After two years of near-spectacular growth, the consumer electronics business is settling onto "a plateau of solid, consistent improvement" as it matures, according to the Electronic Industries Association's economic outlook.
While the industry's factory sales climbed nearly 10 percent last year to $22.8 billion, that is "far less than the 24 percent increase in 1983," said William E. Boss, a top RCA Consumer Electronics executive. The industry enjoyed a similar 24 percent growth rate in 1982.
For 1985, the EIA is now forecasting an industry growth rate of "around 9 percent, to $24.9 billion at the factory level, or more than $34 billion at retail."
Despite the industry's continuing growth, both retailers and manufacturers here at the Winter Consumer Electronics Show expressed concern about their eroding profit margins and declining profitability.
"Our fourth-quarter profits were down at least 20 percent from the preceding year," said Steve Conn, president of International Discount Mart, a Los Angeles-based consumer electronics store.
Consumer electronics traditionally has been a high-volume, low-margin business. Although many retailers enjoyed higher-than-average dollar sales and unit sales this Christmas, they said margins were lower than expected and that their profitability suffered as a result.
The industry's projected slower growth rate is making retailers jittery about making up in volume what they are losing in margin, and thus more selective about what products they choose here.
There is even concern about videocassette recorders, the hottest growth category in consumer electronics last year with roughly 7.3 million units sold, an 80 percent increase over the 1983 level.
The average VCR price dropped from $528 in 1983 to $467 last year, the EIA said. Further price cutting and low-cost competition from South Korea is expected to push that figure below $447 this year. The association projects VCR sales growth at a 30 percent rate for 1985.
Sales of compact audio-disc players -- a technology that uses laser beams to play high-quality, digitally recorded music on special records -- jumped from 35,000 units in 1983 to roughly 225,000 units last year.
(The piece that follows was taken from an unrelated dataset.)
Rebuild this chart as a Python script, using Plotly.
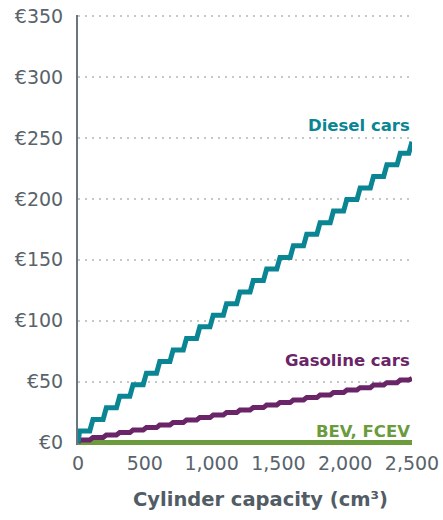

This year, more than 400,000 compact disc units are expected to be sold as prices drop below $300 and portable players go on the market.
On the other hand, sales of home computers -- once the hot growth area in consumer electronics -- leveled off last year at roughly a 6 percent growth rate. Sales of machines costing less than $2,000 rose from nearly 4.8 million units to retailers in 1983 to about 5.1 million units last year. The EIA anticipates that 6 million home computers will be sold this year and that consumers will be willing to pay more for them to get added power and more functions.
"We were 20 percent ahead in unit sales last quarter over last year," said Charles McKennan, president of Leon's Computer Mart in Rochester, N.Y. "We were up 7 percent in revenues but down 4 percent in margins, so it was almost like running in place for us."
McKennan is counting on a spate of new products to revive home computer profits.
Many in the home computer industry argue that the success of VCRs and the revived record industry took away dollars from their business.
"VCRs definitely hurt personal computers," said William H. Bowman, chairman of Spinnaker Software, a Boston-based home computer software company.
With a disappointing number of home computers sold last year, software companies enjoyed far slower growth than they expected and suffered losses as they glutted the market with discount software. The last Winter Consumer Electronics Show featured exhibitions by more than 130 home software companies. This show has barely 100 exhibitors.
"Nineteen eighty-four was a shakeout year," Bowman said. "Nineteen eighty-five will be a building year. We're looking for 1986 to be our year."
"Nobody did as well as they'd hoped," said Jack Rosen, vice president of marketing for CBS Software. "Our Christmas was 20 percent off" expectations.
Rosen declined to project the industry's growth for this year. "I have given up predicting because the research is always wrong," he said.
Despite shakeouts and consolidations in several categories, the show featured a variety of innovative products, especially in video, for the more than 100,000 visitors.
All of the major television manufacturers are showing stereo TV sets capable of playing programs broadcast in stereo sound. Several companies have introduced pocket TV sets -- most notably Casio, a Japanese company that has priced its 1 1/2-inch black and white set at $99.95.
Both Atari and Commodore International have introduced new computers and computer peripherals, and more audio companies are aggressively pushing portable compact audio-disc players that cost less than $500.